Plotting code records:
--*--

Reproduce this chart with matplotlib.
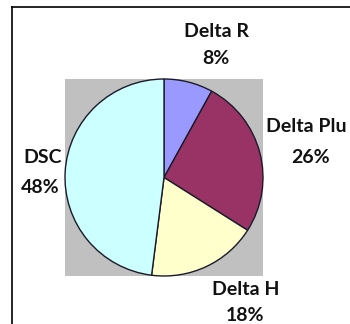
import matplotlib
matplotlib.use("Agg")
import matplotlib.pyplot as plt
from matplotlib.lines import Line2D

# slices, clockwise from 12 o'clock
names = ["Delta R", "Delta Plu", "Delta H", "DSC"]
shares = [8, 26, 18, 48]
colors = ["#9999FF", "#993366", "#FFFFCC", "#CCFFFF"]

W, H = 350, 324
fig = plt.figure(figsize=(W / 100, H / 100), dpi=100)

def px(x, y):
    return x / W, 1 - y / H

# plot area (grey box)
ax = fig.add_axes([65 / W, (H - 276) / H, 198 / W, 197 / H])
ax.pie(shares, colors=colors, startangle=90, counterclock=False,
       wedgeprops=dict(edgecolor="#1a1a2a", linewidth=1.0))
ax.set_frame_on(True)
ax.set_aspect("auto")
ax.set_xlim(-1, 1)
ax.set_ylim(-1, 1)
ax.set_facecolor("#C0C0C0")
for s in ax.spines.values():
    s.set_visible(False)
ax.set_xticks([])
ax.set_yticks([])

# label positions (pixel centres x, baseline y) for name and percent
name_pos = [(216, 37), (266, 132), (246, 295), (43, 163)]
name_ha = ["center", "left", "center", "center"]
pct_pos = [(216, 64), (311, 163), (245, 321), (40, 193)]

fnt = dict(family=["Lato", "DejaVu Sans"], fontweight="bold", fontsize=14,
           color="#111111", va="baseline")
for n, v, p1, ha, p2 in zip(names, shares, name_pos, name_ha, pct_pos):
    fig.text(*px(*p1), n, ha=ha, **fnt)
    fig.text(*px(*p2), f"{v}%", ha="center", **fnt)

# outer chart frame (only top and left visible)
fig.add_artist(Line2D([12 / W, 1.05], [1 - 7 / H] * 2, color="black", lw=1.2,
                      transform=fig.transFigure))
fig.add_artist(Line2D([12 / W] * 2, [1 - 7 / H, -0.05], color="black", lw=1.2,
                      transform=fig.transFigure))

fig.savefig("out.png", dpi=100)
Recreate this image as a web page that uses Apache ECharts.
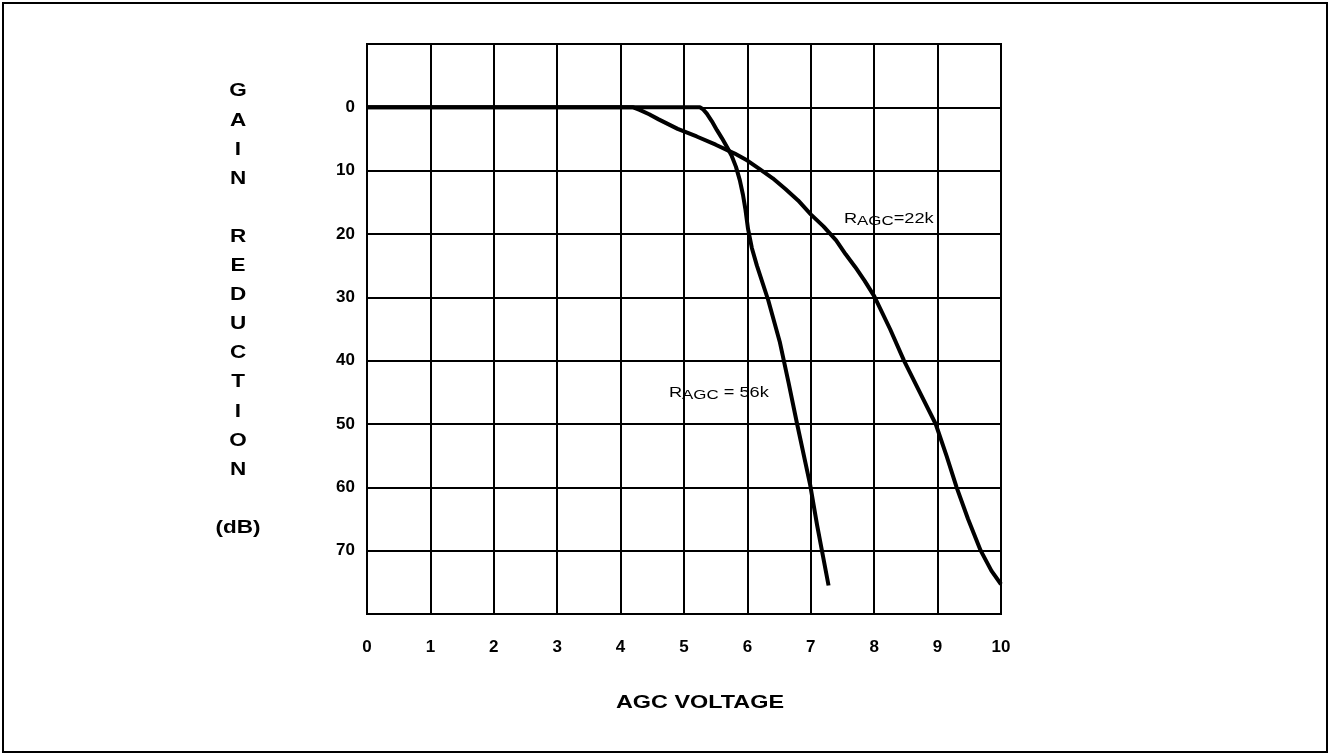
<!DOCTYPE html>
<html><head><meta charset="utf-8">
<script src="https://cdn.jsdelivr.net/npm/echarts@6/dist/echarts.min.js"></script>
<style>html,body{margin:0;padding:0;background:#fff}#c{width:1331px;height:756px}</style>
</head><body><div id="c"></div>
<script>
// AGC voltage (V) vs gain reduction (dB)
const curve22k = [[0,0],[4.2,0],[4.3,0.4],[4.45,1.1],[4.6,1.9],[4.9,3.4],[5.2,4.6],[5.5,5.9],[5.8,7.3],[6.0,8.4],[6.2,9.8],[6.4,11.2],[6.6,12.9],[6.8,14.7],[7.0,16.9],[7.2,18.8],[7.4,21.0],[7.55,23.2],[7.7,25.2],[7.85,27.4],[8.0,29.8],[8.25,35],[8.47,40],[8.72,45],[8.97,50],[9.14,55],[9.3,60],[9.48,65],[9.68,70],[9.85,73.2],[10,75.3]];
const curve56k = [[0,0],[5.25,0],[5.3,0.3],[5.36,1],[5.44,2.2],[5.52,3.6],[5.6,4.9],[5.68,6.3],[5.75,7.6],[5.82,9.4],[5.88,11.5],[5.93,13.8],[5.97,16.2],[6.01,19.2],[6.07,22.2],[6.15,25],[6.33,30.5],[6.51,37],[6.65,43.5],[6.78,49.8],[6.99,59.6],[7.1,66],[7.28,75.5]];
const xTickLabels = ['0','1','2','3','4','5','6','7','8','9','10'];
const yTickLabels = ['0','10','20','30','40','50','60','70'];
const yTitle = ['G','A','I','N','','R','E','D','U','C','T','I','O','N','','(dB)'];
const xTitle = 'AGC VOLTAGE';
const labels = [
  {pre:'R', sub:'AGC', post:'=22k', at:[8.23,17.8]},
  {pre:'R', sub:'AGC', post:' = 56k', at:[5.55,45.3]}
];

const chart = echarts.init(document.getElementById('c'));
const FONT = '"Liberation Sans", Arial, sans-serif';
const option = {
  animation:false,
  backgroundColor:'#fff',
  grid:{left:367, right:330, top:44, bottom:142, show:true, borderColor:'#000', borderWidth:2},
  xAxis:{type:'value', min:0, max:10, interval:1,
    axisLine:{show:true, onZero:false, lineStyle:{color:'#000', width:2}},
    axisTick:{show:false},
    splitLine:{show:true, lineStyle:{color:'#000', width:2}},
    axisLabel:{margin:25, color:'#000', fontFamily:FONT, fontWeight:'bold', fontSize:17,
      formatter:v=>xTickLabels[Math.round(v)] ?? ''}},
  yAxis:{type:'value', inverse:true, min:-10, max:80, interval:10,
    axisLine:{show:true, onZero:false, lineStyle:{color:'#000', width:2}},
    axisTick:{show:false},
    splitLine:{show:true, lineStyle:{color:'#000', width:2}},
    axisLabel:{margin:12, color:'#000', fontFamily:FONT, fontWeight:'bold', fontSize:17,
      formatter:v=>{const i=yTickLabels.indexOf(String(v)); return i>=0?yTickLabels[i]:'';}}},
  series:[
    {type:'line', data:curve22k, smooth:false, showSymbol:false, lineStyle:{color:'#000', width:4, join:'round'}},
    {type:'line', data:curve56k, smooth:false, showSymbol:false, lineStyle:{color:'#000', width:4, join:'round'}}
  ]
};
chart.setOption(option);

const g = [
  {type:'rect', shape:{x:3,y:3,width:1324,height:749}, style:{fill:'none', stroke:'#000', lineWidth:2}, silent:true},
  {type:'text', x:238, y:91.5 + (yTitle.length-1)*29.1/2, scaleX:1.25,
    style:{text:yTitle.join('\n'), fill:'#000', font:'bold 18px '+FONT, lineHeight:29.1, align:'center', verticalAlign:'middle'}},
  {type:'text', x:700, y:703, scaleX:1.3,
    style:{text:xTitle, fill:'#000', font:'bold 18px '+FONT, align:'center', verticalAlign:'middle'}}
];
labels.forEach(l=>{
  const p = chart.convertToPixel({gridIndex:0}, l.at);
  g.push({type:'text', x:p[0], y:p[1], scaleX:1.3, style:{
    text:'{r|'+l.pre+'}{s|'+l.sub+'}{r|'+l.post+'}',
    align:'center', verticalAlign:'middle',
    rich:{r:{fontFamily:FONT, fontSize:14, fill:'#000', color:'#000', verticalAlign:'top', lineHeight:16},
          s:{fontFamily:FONT, fontSize:13, fill:'#000', color:'#000', verticalAlign:'bottom', lineHeight:16, padding:[7,0,0,0]}}
  }});
});
chart.setOption({graphic:g});
</script></body></html>
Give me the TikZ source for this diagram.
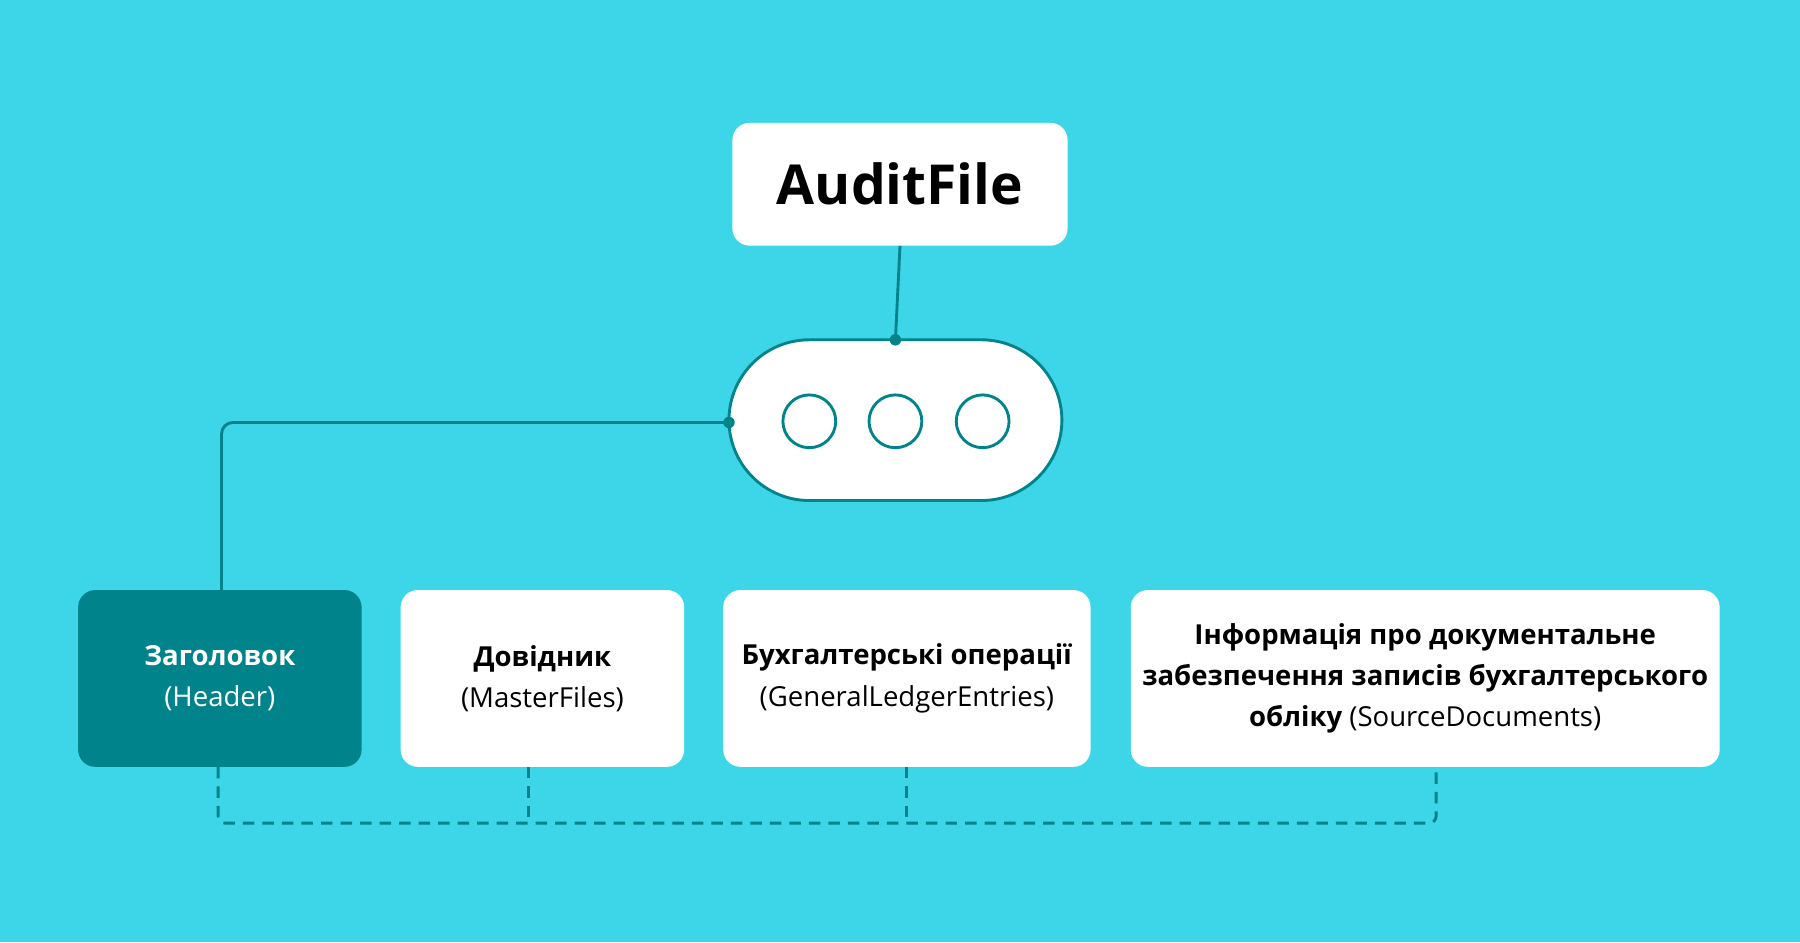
\documentclass[tikz,border=0pt]{standalone}
\usepackage{fontspec}
\setmainfont{Open Sans}
\definecolor{bg}{HTML}{3DD6E9}
\definecolor{teal}{HTML}{00838A}
\begin{document}
\begin{tikzpicture}[x=1pt,y=-1pt,
  box/.style={draw=none,fill=white,rounded corners=15pt,align=center,inner sep=0pt,font=\fontsize{24}{36}\selectfont},
  ln/.style={teal,line width=2.5pt},
  dl/.style={teal,line width=2.5pt,dash pattern=on 10pt off 7pt}]
\fill[bg] (0,0) rectangle (1568,821);
\useasboundingbox (0,0) rectangle (1568,821);
\node[box,minimum width=292pt,minimum height=107pt,font=\fontsize{48}{56}\bfseries\selectfont] (af) at (784,160.5) {AuditFile};
\node[draw=teal,line width=2.5pt,fill=white,rounded corners=70pt,minimum width=290pt,minimum height=140pt,inner sep=0pt] (st) at (780,366) {};
\foreach \x/\n in {705/c1,780/c2,856/c3} \node[circle,draw=teal,line width=2.5pt,minimum size=46pt,inner sep=0pt] (\n) at (\x,367) {};
\node[box,fill=teal,text=white,minimum width=247pt,minimum height=154pt] (h) at (191.5,591) {\textbf{Заголовок}\\(Header)};
\node[box,minimum width=247pt,minimum height=154pt] (m) at (472.5,591) {\textbf{Довідник}\\(MasterFiles)};
\node[box,minimum width=320pt,minimum height=154pt] (g) at (790,591) {\textbf{Бухгалтерські операції}\\(GeneralLedgerEntries)};
\node[box,minimum width=513pt,minimum height=154pt] (s) at (1241.5,591) {\textbf{Інформація про документальне}\\\textbf{забезпечення записів бухгалтерського}\\\textbf{обліку} (SourceDocuments)};
\coordinate (top) at (780,296);
\coordinate (lft) at (635,368);
\draw[ln] (af.south) -- (top);
\fill[teal] (top) circle (5pt) (lft) circle (5pt);
\draw[ln,rounded corners=10pt] (lft) -- (193,368) -- (193,514);
\coordinate (b1) at (190,717);
\coordinate (b4) at (1251,717);
\draw[dl,rounded corners=6pt] (190,668) -- (b1) -- (b4) -- (1251,668);
\draw[dl] (460,668) -- (460,717);
\draw[dl] (790,668) -- (790,717);
\end{tikzpicture}
\end{document}
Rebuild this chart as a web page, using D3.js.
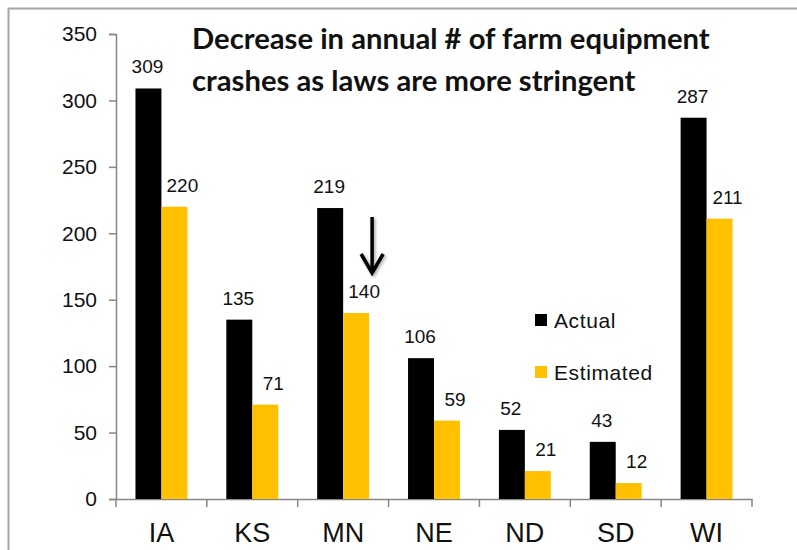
<!DOCTYPE html>
<html>
<head>
<meta charset="utf-8">
<script src="https://cdn.jsdelivr.net/npm/d3@7"></script>
<style>
  html, body { margin: 0; padding: 0; background: #fff; }
  svg { display: block; }
</style>
</head>
<body>
<div id="chart"></div>
<script>
// data
const states = ['IA', 'KS', 'MN', 'NE', 'ND', 'SD', 'WI'];
const actual = [309, 135, 219, 106, 52, 43, 287];
const estimated = [220, 71, 140, 59, 21, 12, 211];
const seriesNames = ['Actual', 'Estimated'];
const seriesColors = ['#000000', '#FFC000'];
const yTicks = [0, 50, 100, 150, 200, 250, 300, 350];
const titleLines = ['Decrease in annual # of farm equipment', 'crashes as laws are more stringent'];

const W = 797, H = 550;
const svg = d3.select('#chart').append('svg')
  .attr('width', W).attr('height', H);

// outer frame (only top and left edge visible)
svg.append('rect')
  .attr('x', 8.5).attr('y', 8.5)
  .attr('width', 900).attr('height', 900)
  .attr('fill', 'none')
  .attr('stroke', '#a6a6a6')
  .attr('stroke-width', 2);

// scales
const x = d3.scaleBand().domain(states).range([116, 752]);
const xs = d3.scaleBand().domain(seriesNames).range([0, x.bandwidth()]).paddingOuter(0.75);
const y = d3.scaleLinear().domain([0, 350]).range([499, 34]);

// y axis
const yAxis = svg.append('g')
  .attr('transform', 'translate(116,0)')
  .call(d3.axisLeft(y).tickValues(yTicks).tickSize(7).tickPadding(12));
yAxis.select('.domain').attr('stroke', '#868686').attr('stroke-width', 1.5);
yAxis.selectAll('.tick line').attr('stroke', '#868686').attr('stroke-width', 1.5);
yAxis.selectAll('.tick text')
  .attr('font-family', 'Liberation Sans, Arial, sans-serif')
  .attr('font-size', 21).attr('fill', '#111');

// x axis: baseline, boundary ticks and labels
const xAxis = svg.append('g')
  .attr('transform', 'translate(0,499)')
  .call(d3.axisBottom(x).tickSize(0).tickPadding(0));
xAxis.select('.domain').attr('stroke', '#868686').attr('stroke-width', 1.5);
xAxis.selectAll('.tick text')
  .attr('font-family', 'Liberation Sans, Arial, sans-serif')
  .attr('font-size', 27).attr('fill', '#111')
  .attr('y', 43).attr('dy', 0);
const bounds = states.map(d => x(d)).concat([x(states[states.length - 1]) + x.bandwidth()]);
xAxis.selectAll('line.bound')
  .data(bounds)
  .enter().append('line')
  .attr('class', 'bound')
  .attr('x1', d => d).attr('x2', d => d)
  .attr('y1', 0).attr('y2', 8)
  .attr('stroke', '#868686').attr('stroke-width', 1.5);

// bars
const rows = states.map((s, i) => ({ state: s, values: [actual[i], estimated[i]] }));
const groups = svg.append('g').selectAll('g')
  .data(rows)
  .enter().append('g')
  .attr('transform', d => `translate(${x(d.state)},0)`);

groups.selectAll('rect')
  .data(d => d.values.map((v, j) => ({ name: seriesNames[j], value: v, j })))
  .enter().append('rect')
  .attr('x', d => xs(d.name))
  .attr('y', d => y(d.value))
  .attr('width', xs.bandwidth())
  .attr('height', d => y(0) - y(d.value))
  .attr('fill', d => seriesColors[d.j]);

// value labels
groups.selectAll('text')
  .data(d => d.values.map((v, j) => ({ name: seriesNames[j], value: v, j })))
  .enter().append('text')
  .attr('x', d => xs(d.name) + xs.bandwidth() / 2 + (d.j === 1 ? 8 : -1))
  .attr('y', d => y(d.value) - 15)
  .attr('text-anchor', 'middle')
  .attr('font-family', 'Liberation Sans, Arial, sans-serif')
  .attr('font-size', 19)
  .attr('fill', '#111')
  .text(d => d.value);

// title
const title = svg.append('text')
  .attr('font-family', 'Lato, "Open Sans", sans-serif')
  .attr('font-weight', 'bold')
  .attr('font-size', 23)
  .attr('fill', '#111');
title.selectAll('tspan')
  .data(titleLines)
  .enter().append('tspan')
  .attr('x', 192)
  .attr('y', (d, i) => 49 + i * 42)
  .text(d => d);
// fit the first line to its width in the picture
const firstLen = title.select('tspan').node().getComputedTextLength();
title.attr('font-size', 23 * 518 / firstLen);

// legend
const legend = svg.append('g');
seriesNames.forEach((name, i) => {
  const ly = 328 + i * 52;
  legend.append('rect')
    .attr('x', 535).attr('y', ly - 14)
    .attr('width', 12).attr('height', 12)
    .attr('fill', seriesColors[i]);
  legend.append('text')
    .attr('x', 554).attr('y', ly)
    .attr('font-family', 'Liberation Sans, Arial, sans-serif')
    .attr('font-size', 21)
    .attr('letter-spacing', 0.6)
    .attr('fill', '#111')
    .text(name);
});

// arrow pointing at the MN estimate
const defs = svg.append('defs');
const f = defs.append('filter').attr('id', 'shadow')
  .attr('x', '-50%').attr('y', '-50%').attr('width', '200%').attr('height', '200%');
f.append('feDropShadow')
  .attr('dx', 1.5).attr('dy', 1.5).attr('stdDeviation', 1.5)
  .attr('flood-color', '#000').attr('flood-opacity', 0.35);

const ax = x('MN') + xs('Estimated') + xs.bandwidth() + 3;
const arrow = svg.append('g').attr('filter', 'url(#shadow)')
  .attr('stroke', '#000').attr('stroke-width', 3.5).attr('fill', 'none');
arrow.append('line')
  .attr('x1', ax).attr('x2', ax)
  .attr('y1', 217).attr('y2', 273);
arrow.append('path')
  .attr('d', `M${ax - 11},${254} L${ax},${273} L${ax + 11},${254}`)
  .attr('stroke-linejoin', 'miter');
</script>
</body>
</html>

--*--

• **What is being asked**
Pictures are excluded: retype only the lines from the beginning of the listing above through the line with "ax.set_yticks([])", both included.

• **The solution**
Reproduce this chart with matplotlib.
import matplotlib
matplotlib.use("Agg")
import matplotlib.pyplot as plt
from matplotlib.lines import Line2D

# slices, clockwise from 12 o'clock
names = ["Delta R", "Delta Plu", "Delta H", "DSC"]
shares = [8, 26, 18, 48]
colors = ["#9999FF", "#993366", "#FFFFCC", "#CCFFFF"]

W, H = 350, 324
fig = plt.figure(figsize=(W / 100, H / 100), dpi=100)

def px(x, y):
    return x / W, 1 - y / H

# plot area (grey box)
ax = fig.add_axes([65 / W, (H - 276) / H, 198 / W, 197 / H])
ax.pie(shares, colors=colors, startangle=90, counterclock=False,
       wedgeprops=dict(edgecolor="#1a1a2a", linewidth=1.0))
ax.set_frame_on(True)
ax.set_aspect("auto")
ax.set_xlim(-1, 1)
ax.set_ylim(-1, 1)
ax.set_facecolor("#C0C0C0")
for s in ax.spines.values():
    s.set_visible(False)
ax.set_xticks([])
ax.set_yticks([])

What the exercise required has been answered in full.